| Excerpted data |
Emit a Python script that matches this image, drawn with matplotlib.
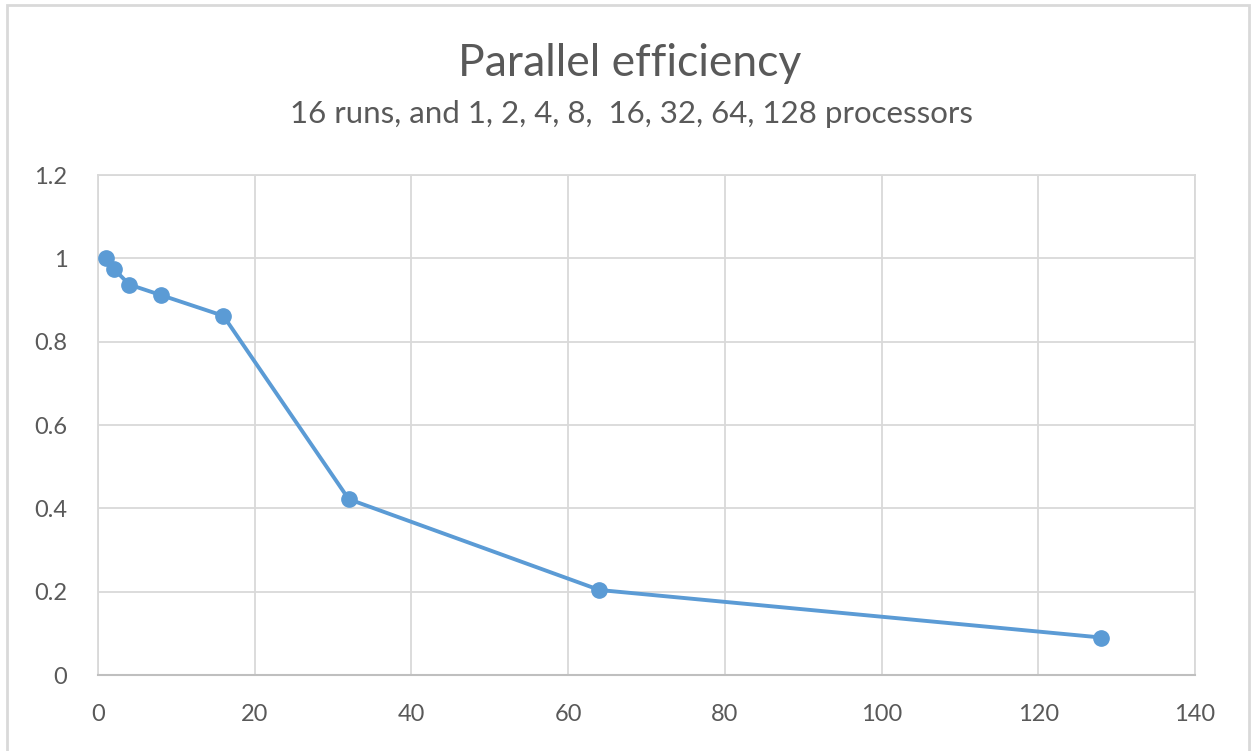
import matplotlib
matplotlib.use("Agg")
import matplotlib.pyplot as plt
from matplotlib.patches import Rectangle

processors = [1, 2, 4, 8, 16, 32, 64, 128]
efficiency = [1.0, 0.975, 0.937, 0.912, 0.862, 0.422, 0.204, 0.090]
x_ticks = [0, 20, 40, 60, 80, 100, 120, 140]
y_ticks = [0, 0.2, 0.4, 0.6, 0.8, 1.0, 1.2]
y_tick_labels = ["0", "0.2", "0.4", "0.6", "0.8", "1", "1.2"]
title = "Parallel efficiency"
subtitle = "16 runs, and 1, 2, 4, 8,  16, 32, 64, 128 processors"

plt.rcParams['font.family'] = ['Lato', 'DejaVu Sans']
text_col = "#595959"
grid_col = "#d9d9d9"
blue = "#5b9bd5"

fig = plt.figure(figsize=(12.57, 7.51), dpi=100)
fig.patches.append(Rectangle((7/1257, -0.02), 1249/1257 - 7/1257, 1.02 - 5/751,
                             transform=fig.transFigure, fill=False,
                             edgecolor="#d9d9d9", linewidth=2))
ax = fig.add_axes([98/1257, 1 - 675/751, (1195 - 98)/1257, (675 - 175)/751])
ax.plot(processors, efficiency, color=blue, linewidth=2.8, marker='o',
        markersize=11, markerfacecolor=blue, markeredgecolor=blue, zorder=3)
ax.set_xlim(0, 140)
ax.set_ylim(0, 1.2)
ax.set_xticks(x_ticks)
ax.set_yticks(y_ticks)
ax.set_yticklabels(y_tick_labels)
ax.grid(True, color=grid_col, linewidth=1.3)
ax.set_axisbelow(True)
for s in ['top', 'right', 'left']:
    ax.spines[s].set_color(grid_col)
    ax.spines[s].set_linewidth(1.3)
ax.spines['bottom'].set_color("#bfbfbf")
ax.spines['bottom'].set_linewidth(1.5)
ax.tick_params(length=0, labelsize=17, labelcolor=text_col)
ax.tick_params(axis='x', pad=21)
ax.tick_params(axis='y', pad=22)

fig.text(630/1257, 1 - 64/751, title, ha='center', va='center',
         fontsize=32, color=text_col)
fig.text(631/1257, 1 - 114/751, subtitle, ha='center', va='center',
         fontsize=22.5, color=text_col)

fig.savefig("out.png", dpi=100)
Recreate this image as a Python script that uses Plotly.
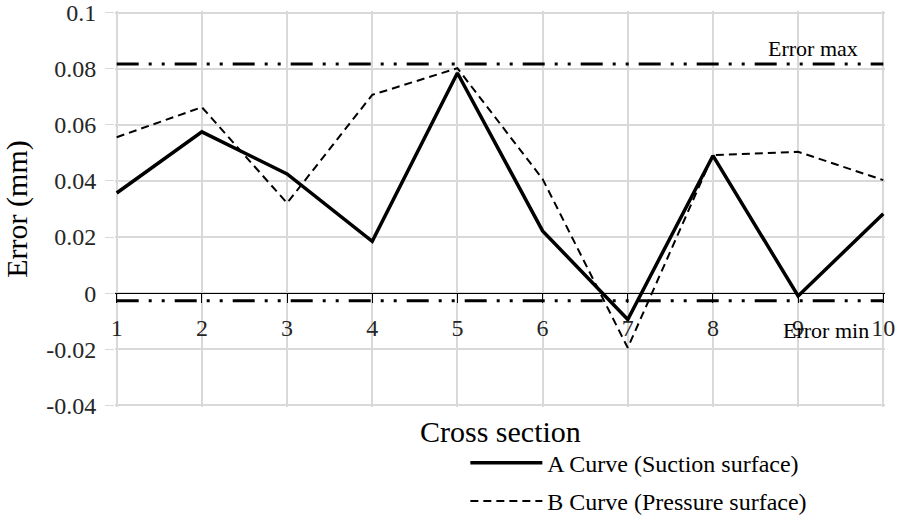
import plotly.graph_objects as go

# ---- data ----
cross_sections = [1, 2, 3, 4, 5, 6, 7, 8, 9, 10]
curve_a = [0.0357, 0.0575, 0.0425, 0.0185, 0.0785, 0.0222, -0.0094, 0.0490, -0.0010, 0.0283]
curve_b = [0.0556, 0.0663, 0.0321, 0.0707, 0.0802, 0.0407, -0.0195, 0.0492, 0.0504, 0.0403]
error_max = [0.0817] * 10
error_min = [-0.0027] * 10
y_tick_vals = [-0.04, -0.02, 0, 0.02, 0.04, 0.06, 0.08, 0.1]
y_tick_text = ["-0.04", "-0.02", "0", "0.02", "0.04", "0.06", "0.08", "0.1"]
x_tick_text = ["1", "2", "3", "4", "5", "6", "7", "8", "9", "10"]
x_range = [0.98, 10.02]
y_range = [-0.0406, 0.1006]

FONT = "Liberation Serif, Times New Roman, serif"
DASHDOTDOT = "22px,10px,3px,10px,3px,10px"

fig = go.Figure()
fig.add_trace(go.Scatter(x=cross_sections, y=error_max, mode="lines", showlegend=False,
                         line=dict(color="black", width=3, dash=DASHDOTDOT), hoverinfo="skip"))
fig.add_trace(go.Scatter(x=cross_sections, y=error_min, mode="lines", showlegend=False,
                         line=dict(color="black", width=3, dash=DASHDOTDOT), hoverinfo="skip"))
fig.add_trace(go.Scatter(x=cross_sections, y=curve_b, mode="lines",
                         name="B Curve (Pressure surface)", legendgroup="b", legendrank=2,
                         line=dict(color="black", width=2, dash="8px,5px")))
fig.add_trace(go.Scatter(x=cross_sections, y=curve_a, mode="lines",
                         name="A Curve (Suction surface)", legendgroup="a", legendrank=1,
                         line=dict(color="black", width=3.5)))

zero_pos = (0 - y_range[0]) / (y_range[1] - y_range[0])

fig.update_layout(
    width=898, height=525,
    margin=dict(l=115, r=13, t=11, b=118, autoexpand=False),
    paper_bgcolor="white", plot_bgcolor="white",
    font=dict(family=FONT, size=24, color="#262626"),
    xaxis=dict(range=x_range, tickvals=cross_sections, ticktext=x_tick_text,
               showgrid=True, gridcolor="#d9d9d9", gridwidth=1.5,
               anchor="free", position=zero_pos, automargin=False,
               showline=True, linecolor="black", linewidth=1.2,
               ticks="outside", ticklen=9, tickcolor="black", tickwidth=1.2,
               ticklabelstandoff=4, zeroline=False,
               tickfont=dict(family=FONT, size=24, color="#262626")),
    yaxis=dict(range=y_range, tickvals=y_tick_vals, ticktext=y_tick_text,
               showgrid=True, gridcolor="#d9d9d9", gridwidth=1.5, automargin=False,
               showline=False,
               ticks="outside", ticklen=9, tickcolor="#d9d9d9",
               ticklabelstandoff=4, zeroline=False,
               title=dict(text="Error (mm)", standoff=12,
                          font=dict(family=FONT, size=30, color="black")),
               tickfont=dict(family=FONT, size=24, color="#262626")),
    legend=dict(x=0.455, y=-0.085, xanchor="left", yanchor="top",
                traceorder="grouped", tracegroupgap=4, itemwidth=72,
                font=dict(family=FONT, size=24, color="black"),
                bgcolor="rgba(0,0,0,0)"),
    annotations=[
        dict(text="Cross section", xref="paper", yref="paper", x=0.5, y=0,
             xanchor="center", yanchor="top", yshift=-6, showarrow=False,
             font=dict(family=FONT, size=30, color="black")),
        dict(text="Error max", xref="x", yref="y", x=9.17, y=0.0872,
             xanchor="center", yanchor="middle", showarrow=False,
             font=dict(family=FONT, size=22, color="black")),
        dict(text="Error min", xref="x", yref="y", x=9.33, y=-0.0134,
             xanchor="center", yanchor="middle", showarrow=False,
             font=dict(family=FONT, size=22, color="black")),
    ],
)

fig.write_html("out.html", config={"displayModeBar": False},
               post_script="document.body.style.margin='0';")
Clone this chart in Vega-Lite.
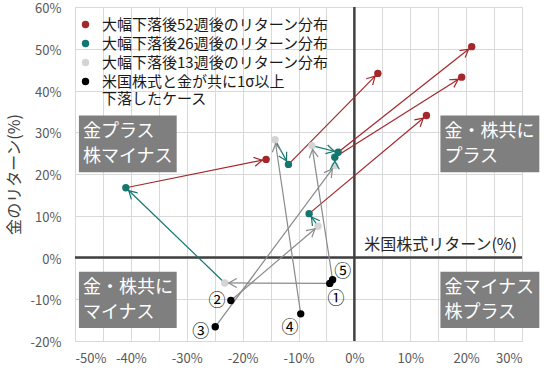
{
  "$schema": "https://vega.github.io/schema/vega-lite/v6.json",
  "width": 447,
  "height": 334,
  "autosize": {"type": "none"},
  "padding": {"left": 75, "top": 7, "right": 28, "bottom": 30},
  "background": "white",
  "config": {
    "font": "Noto Sans CJK JP",
    "view": {"stroke": "#d9d9d9", "strokeWidth": 1},
    "axis": {
      "grid": true,
      "gridColor": "#d9d9d9",
      "gridWidth": 1,
      "domain": false,
      "ticks": false,
      "labelColor": "#595959",
      "labelFontSize": 13,
      "labelFont": "Noto Sans CJK JP",
      "labelExpr": "datum.value + '%'",
      "titleFontSize": 16,
      "titleColor": "#404040",
      "titleFontWeight": "normal",
      "titleFont": "Noto Sans CJK JP"
    },
    "axisX": {"values": [-50, -40, -30, -20, -10, 0, 10, 20, 30], "labelPadding": 11},
    "axisY": {"values": [-20, -10, 0, 10, 20, 30, 40, 50, 60], "labelPadding": 14, "titlePadding": 8, "labelOffset": 1.5},
    "legend": {
      "orient": "none",
      "legendX": 3,
      "legendY": 10,
      "padding": 0,
      "labelFontSize": 15,
      "labelColor": "#1a1a1a",
      "labelLimit": 400,
      "labelOffset": 9,
      "rowPadding": 3,
      "symbolSize": 55,
      "symbolStrokeWidth": 0,
      "symbolType": "circle"
    }
  },
  "datasets": {
    "pts": [
      {"case": 1, "weeks": 0, "x": -4.4, "y": -6.2},
      {"case": 1, "weeks": 13, "x": -23.2, "y": -6.1},
      {"case": 1, "weeks": 26, "x": -40.9, "y": 16.7},
      {"case": 1, "weeks": 52, "x": -15.8, "y": 23.5},
      {"case": 2, "weeks": 0, "x": -22.1, "y": -10.3},
      {"case": 2, "weeks": 13, "x": -6.5, "y": 7.5},
      {"case": 2, "weeks": 26, "x": -8.1, "y": 10.5},
      {"case": 2, "weeks": 52, "x": 12.9, "y": 34.0},
      {"case": 3, "weeks": 0, "x": -24.9, "y": -16.6},
      {"case": 3, "weeks": 13, "x": -3.5, "y": 22.0},
      {"case": 3, "weeks": 26, "x": -3.5, "y": 24.0},
      {"case": 3, "weeks": 52, "x": 19.2, "y": 43.2},
      {"case": 4, "weeks": 0, "x": -9.6, "y": -13.5},
      {"case": 4, "weeks": 13, "x": -14.2, "y": 28.2},
      {"case": 4, "weeks": 26, "x": -11.8, "y": 22.3},
      {"case": 4, "weeks": 52, "x": 4.2, "y": 44.1},
      {"case": 5, "weeks": 0, "x": -3.9, "y": -5.3},
      {"case": 5, "weeks": 13, "x": -7.6, "y": 26.8},
      {"case": 5, "weeks": 26, "x": -2.9, "y": 25.2},
      {"case": 5, "weeks": 52, "x": 21.0, "y": 50.5}
    ],
    "boxes": [
      {"label": "金プラス\n株マイナス", "x1": -49.3, "x2": -31.8, "y1": 34.0, "y2": 20.4},
      {"label": "金・株共に\nプラス", "x1": 15.4, "x2": 33.1, "y1": 34.0, "y2": 20.4},
      {"label": "金・株共に\nマイナス", "x1": -49.3, "x2": -31.8, "y1": -3.4, "y2": -16.9},
      {"label": "金マイナス\n株プラス", "x1": 15.4, "x2": 33.1, "y1": -3.4, "y2": -16.9}
    ],
    "nums": [
      {"label": "①", "x": -3.3, "y": -9.9},
      {"label": "②", "x": -24.6, "y": -10.5},
      {"label": "③", "x": -27.5, "y": -17.9},
      {"label": "④", "x": -11.5, "y": -16.8},
      {"label": "⑤", "x": -2.1, "y": -3.4}
    ],
    "xtitle": [
      {"label": "米国株式リターン(%)", "x": 29.1, "y": 2.9}
    ]
  },
  "layer": [
    {
      "data": {"name": "boxes"},
      "mark": {"type": "rect", "color": "#7f7f7f"},
      "encoding": {
        "x": {"field": "x1", "type": "quantitative", "scale": {"domain": [-50, 30], "nice": false, "zero": false}, "title": null},
        "x2": {"field": "x2"},
        "y": {"field": "y1", "type": "quantitative", "scale": {"domain": [-20, 60], "nice": false, "zero": false}, "title": "金のリターン(%)"},
        "y2": {"field": "y2"}
      }
    },
    {
      "data": {"name": "boxes"},
      "mark": {"type": "text", "align": "left", "baseline": "top", "dx": 4, "dy": 7, "fontSize": 18, "color": "white", "lineBreak": "\n", "lineHeight": 25},
      "encoding": {
        "x": {"field": "x1", "type": "quantitative", "title": null},
        "y": {"field": "y1", "type": "quantitative", "title": "金のリターン(%)"},
        "text": {"field": "label"}
      }
    },
    {
      "data": {"values": [{}]},
      "mark": {"type": "rule", "color": "#404040", "strokeWidth": 2.5},
      "encoding": {"x": {"datum": 0, "type": "quantitative", "title": null}}
    },
    {
      "data": {"values": [{}]},
      "mark": {"type": "rule", "color": "#404040", "strokeWidth": 2.5},
      "encoding": {"y": {"datum": 0, "type": "quantitative", "title": "金のリターン(%)"}}
    },
    {
      "data": {"name": "pts"},
      "transform": [
        {"window": [{"op": "lag", "field": "x", "as": "px"}, {"op": "lag", "field": "y", "as": "py"}], "groupby": ["case"], "sort": [{"field": "weeks"}]},
        {"filter": "datum.px != null"}
      ],
      "mark": {"type": "rule", "strokeWidth": 1.2},
      "encoding": {
        "x": {"field": "px", "type": "quantitative", "title": null},
        "y": {"field": "py", "type": "quantitative", "title": "金のリターン(%)"},
        "x2": {"field": "x"},
        "y2": {"field": "y"},
        "stroke": {"field": "weeks", "type": "nominal", "scale": {"domain": [13, 26, 52], "range": ["#8a8a8a", "#13776f", "#a3282b"]}, "legend": null}
      }
    },
    {
      "data": {"name": "pts"},
      "mark": {"type": "point", "filled": true, "size": 55, "strokeWidth": 0, "shape": "circle", "opacity": 1},
      "encoding": {
        "x": {"field": "x", "type": "quantitative", "title": null},
        "y": {"field": "y", "type": "quantitative", "title": "金のリターン(%)"},
        "fill": {
          "field": "weeks", "type": "nominal",
          "scale": {"domain": [52, 26, 13, 0], "range": ["#a3282b", "#13776f", "#d4d4d4", "#000000"]},
          "legend": {
            "title": null,
            "labelExpr": "datum.value == 52 ? '大幅下落後52週後のリターン分布' : datum.value == 26 ? '大幅下落後26週後のリターン分布' : datum.value == 13 ? '大幅下落後13週後のリターン分布' : ['米国株式と金が共に1σ以上', '下落したケース']",
            "encode": {"labels": {"update": {"lineHeight": {"value": 18}}}}
          }
        }
      }
    },
    {
      "data": {"name": "pts"},
      "transform": [
        {"window": [{"op": "lag", "field": "x", "as": "px"}, {"op": "lag", "field": "y", "as": "py"}], "groupby": ["case"], "sort": [{"field": "weeks"}]},
        {"filter": "datum.px != null"},
        {"calculate": "atan2(-(datum.y - datum.py) * 4.175, (datum.x - datum.px) * 5.5875) * 180 / PI", "as": "ang"}
      ],
      "mark": {"type": "point", "shape": "M-2.4,-0.9L-0.8,0L-2.4,0.9", "filled": false, "size": 100, "strokeWidth": 1.2, "opacity": 1},
      "encoding": {
        "x": {"field": "x", "type": "quantitative", "title": null},
        "y": {"field": "y", "type": "quantitative", "title": "金のリターン(%)"},
        "stroke": {"field": "weeks", "type": "nominal", "legend": null},
        "angle": {"field": "ang", "type": "quantitative", "scale": null}
      }
    },
    {
      "data": {"name": "nums"},
      "mark": {"type": "text", "fontSize": 17, "color": "#000000", "align": "center", "baseline": "middle"},
      "encoding": {
        "x": {"field": "x", "type": "quantitative", "title": null},
        "y": {"field": "y", "type": "quantitative", "title": "金のリターン(%)"},
        "text": {"field": "label"}
      }
    },
    {
      "data": {"name": "xtitle"},
      "mark": {"type": "text", "fontSize": 16, "color": "#262626", "align": "right", "baseline": "middle"},
      "encoding": {
        "x": {"field": "x", "type": "quantitative", "title": null},
        "y": {"field": "y", "type": "quantitative", "title": "金のリターン(%)"},
        "text": {"field": "label"}
      }
    }
  ]
}
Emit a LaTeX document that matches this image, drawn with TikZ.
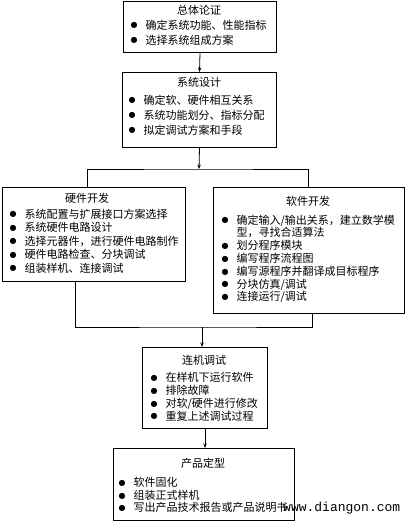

| Given request |
Look over the listing above. Pick out and copy every line that includes "document".

| Answer to the task |
               post_script="document.body.style.margin='0';")
Emit a LaTeX document that matches this image, drawn with TikZ.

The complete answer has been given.